Louis Feuillade’s Series Bout-de-zan

Bout-de-zan vole un éléphant
R: Louis Feuillade. D: René Poyen. P: Gaumont. Fr 1913

Feuillade had been making the Bébé series with child actor René Dary ([i.e. Clément Mary] who would later enjoy a career in the talkies) but Dary’s parents insisted on more and more money for their son’s services and so a younger René was engaged, our Bout de Zan. (…) As you can probably tell, this is a lightweight short designed to showcase both the charms of its tiny star and the impeccable training of the little elephant. It succeeds brilliantly on both counts with Bout de Zan never simpering or wearing out his welcome with saccharine behavior, nor does he come off as homicidal or sociopathic, which was sometimes the case with Bébé (and Jackie Coogan). He’s a rascal and he’s proud of it and he will likely continue to be a rascal for the foreseeable future.

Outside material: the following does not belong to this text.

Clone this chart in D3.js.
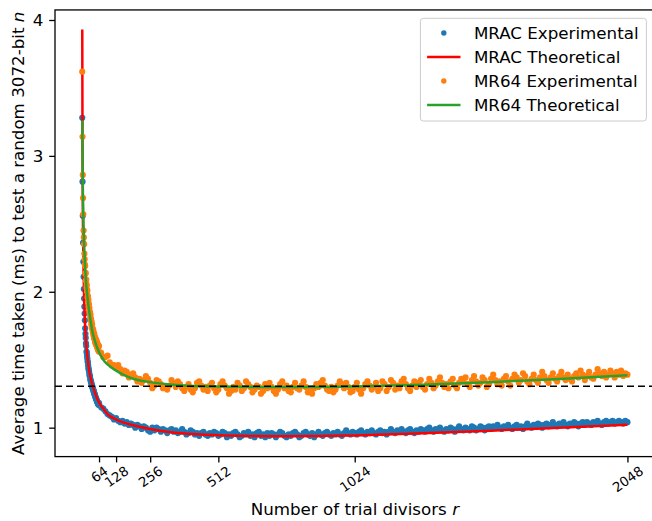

Fortunately, he and his elephant are taken in by Mommy Warbucks and she seems to find their antics appealing so a happy ending all around. The film was released in the United States just a few months after its French debut, as was common practice before the First World War made such importation challenging. It was renamed Tiny Tim and the Adventures of His Elephant and apparently expands the story somewhat with the use of title cards. (…) This retitling and expanding a story to appeal to local audiences showcases the versatility of silent films. Minor details like character names could be changed but some distributors went even further and completely reworked the thing with a whole new plot and perhaps the original ending snipped off. In the case of Bout de Zan Steals an Elephant, the main changes seem to be jokey title cards added in but the general structure of the film remained intact.”
Fritzi Kramer
Movies Silently

Bout-de-zan et l’embusqué
R: Louis Feuillade. D: René Poyen. P: Gaumont. Fr 1915
Engl. version

Buster Brown, an American colleague of Bout-de-zan:

Buster’s Dog to the Rescue / Buster’s Revenge on the Tramp / Buster and Tige Put a Baloon Vender out of Business / Buster and the Nude / Buster Makes Room for his Mama at the Bargain Counter
R: Edwin S.Porter. B: Richard Felton Outcault. P: Edison Manufacturing Company. USA 1904

Richard Felton Outcault was one of the comic pioneers, and often credited as the inventor of the comic strip. Coming from Lancaster, Ohio, Outcault was a graduate from the McMicken University in Cincinnati, who studied art in Paris, and eventually settled in New York. After doing illustration work for publications like The Electrical World, Life and Judge, he was hired by media tycoon Joseph Pulitzer to come and work for the New York World in 1894.
For this newspaper, Outcault made series of cartoons set in certain quarters in Manhattan, which eventually resulted in the feature ‘Down in Hogan’s Alley’. Being one of the first continuing series with a regular cast, one character stood out. At the time, it was still difficult to use yellow ink in color printing, since it didn’t dry properly. When one of the World’s foremen of the color-press room wanted to experiment with a new type of yellow ink, he used the shirt of one of Outcault’s characters as a test area. ‘The Yellow Kid’ was born.”